Coupa Launches AI Agent Orchestration Platform for Procurement and Supply Chains

Coupa introduced a new orchestration platform, outcome-based pricing model, and AI deployment services at Inspire 2026 as enterprise procurement vendors compete to operationalize agentic AI across finance and supply chain workflows.
Coupa unveiled a new AI orchestration platform at its Inspire 2026 conference in Las Vegas this week, expanding its push into agentic enterprise software for procurement, finance, and supply chain operations.
The company introduced Coupa Compose, a platform designed to build, coordinate, and deploy AI agents across enterprise workflows. Coupa also announced outcome-based pricing and a new deployment offering called Catalyst AI transformation services, which includes forward-deployed engineers and solution architects.
The launch comes as enterprise software vendors move beyond standalone copilots toward orchestration systems that connect workflows, enterprise data, and autonomous agents. Similar shifts are emerging across enterprise infrastructure and operational AI platforms as vendors compete to integrate AI directly into business execution layers.
Coupa CEO Leagh Turner said the company’s architecture is built on more than $10 trillion in spend data.
“While others are bolting AI onto ageing systems, we have one platform that scales, with governance, for your data, your workflows and your agents,” Turner said during the keynote presentation at Inspire 2026.
The company said the platform is intended to support what it calls a “digital workforce,” where AI agents can automate operational tasks including supplier onboarding, sourcing workflows, contract analysis, and purchase order management.
Building an orchestration layer for procurement AI
Coupa Compose includes three primary components. The first is Navi Agent Studio, a no-code environment for building AI agents that the company said will become generally available in May. The second is Smart Intake and Orchestration, which routes requests and coordinates interactions between systems and agents. The third is Navi Connect, an integration layer that supports agent-to-agent communication and enterprise system connectivity.
According to Coupa Chief Product and Technology Officer Salvatore Lombardo, the system is designed to work without requiring large-scale migrations or custom code.
“With Coupa Compose, we are empowering our customers to easily build, deploy, orchestrate and connect agentic AI through our core platform,” Lombardo said in the company’s official announcement.
The company also said it has deployed more than 20 domain-specific agents across procurement and supply chain operations. These include sourcing event creation agents, bid comparison agents, sanctions risk agents, and scenario ranking systems.
Coupa claims the agents can reduce workflow setup time by 40% and identify operational inefficiencies using aggregated procurement and spend data from its customer network.

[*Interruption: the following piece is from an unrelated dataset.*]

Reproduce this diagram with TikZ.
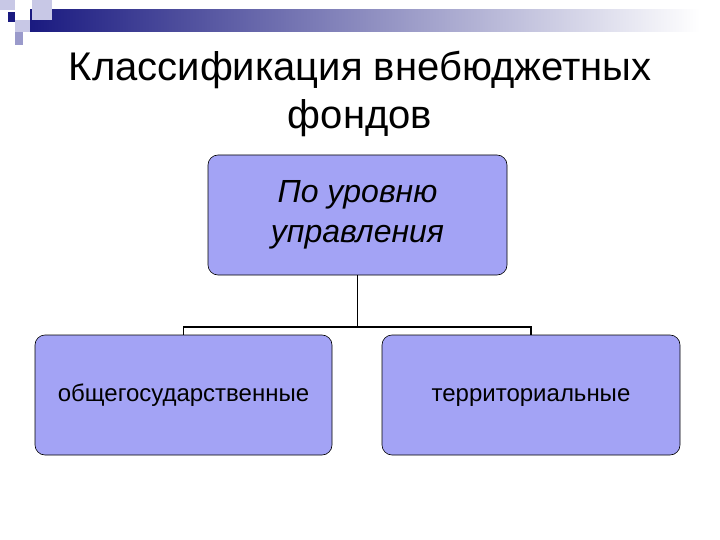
\documentclass[tikz,border=0pt]{standalone}
\usepackage{fontspec}
\setmainfont{Liberation Sans}
\begin{document}
\begin{tikzpicture}[x=1pt,y=-1pt,
  box/.style={draw=black, line width=0.6pt, fill=boxfill, rounded corners=10pt, inner sep=0pt},
  conn/.style={draw=black, line width=1.2pt}]
\definecolor{boxfill}{HTML}{A3A3F5}
\definecolor{navy}{HTML}{1A1A80}
\definecolor{sqA}{HTML}{C8C8E6}
\definecolor{sqB}{HTML}{9A9ACB}
\useasboundingbox (0,0) rectangle (720,540);
\fill[white] (0,0) rectangle (720,540);
% decoration
\shade[left color=navy, right color=white] (30,10) rectangle (700,32);
\fill[sqA] (0,0) rectangle (15,10);
\fill[sqA] (32,0) rectangle (52,20);
\fill[sqA] (15,20) rectangle (30,32);
\fill[sqB] (15,32) rectangle (23,45);
\fill[navy] (8,12) rectangle (15,22);
% title
\node (t) at (360,94) [align=center, font=\fontsize{40}{48}\selectfont] {Классификация внебюджетных\\фондов};
% boxes
\node (top) [box, minimum width=299pt, minimum height=120pt, align=center,
  font=\itshape\fontsize{32}{40}\selectfont] at (357.5,215) {По уровню\\управления};
\node (l) [box, minimum width=297pt, minimum height=120pt, text height=17pt, text depth=5pt,
  font=\fontsize{24}{28}\selectfont] at (183.5,395) {общегосударственные};
\node (r) [box, minimum width=298pt, minimum height=120pt, text height=17pt, text depth=5pt,
  font=\fontsize{24}{28}\selectfont] at (531,395) {территориальные};
\coordinate (j) at (357.5,327);
\draw[conn] (top.south) -- (j);
\draw[conn] (l.north) -- (l.north |- j) -- (r.north |- j) -- (r.north);
\end{tikzpicture}
\end{document}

Enterprise procurement vendors have increasingly shifted toward orchestration and workflow automation as companies attempt to consolidate fragmented ERP, sourcing, and logistics systems. Similar competitive pressure has emerged procurement AI startups and enterprise infrastructure platforms.
Outcome-based pricing and AI deployment services
Alongside Compose, Coupa launched Catalyst AI transformation services, a deployment program that pairs customers with forward-deployed engineers and business solution architects.
The company said the service is intended to accelerate implementation and operational adoption of AI systems across procurement and finance teams.
Forward-deployed engineering models have become more common across enterprise AI deployments as vendors attempt to bridge the gap between software delivery and operational integration. Similar approaches are increasingly being used in enterprise transformation projects that combine workflow redesign, systems integration, and AI deployment.
Coupa also introduced outcome-based pricing tied to business performance metrics rather than traditional software licensing structures.
The company linked the broader AI push to its recent acquisition of Rossum, an AI document processing company that developed transaction-focused large language models for invoice and spend workflows.
Lombardo said the combination of Coupa’s platform, Rossum’s domain-specific language models, and enterprise integrations could help customers operationalize AI across procurement and supply chain environments.
Key Takeaways
- Coupa launched an AI orchestration platform to build and deploy AI agents for procurement.
- The new platform aims to automate operational tasks across finance and supply chains.
- Coupa introduced outcome-based pricing and AI deployment services for enterprise clients.
- The company leverages over $10 trillion in spend data to power its AI architecture.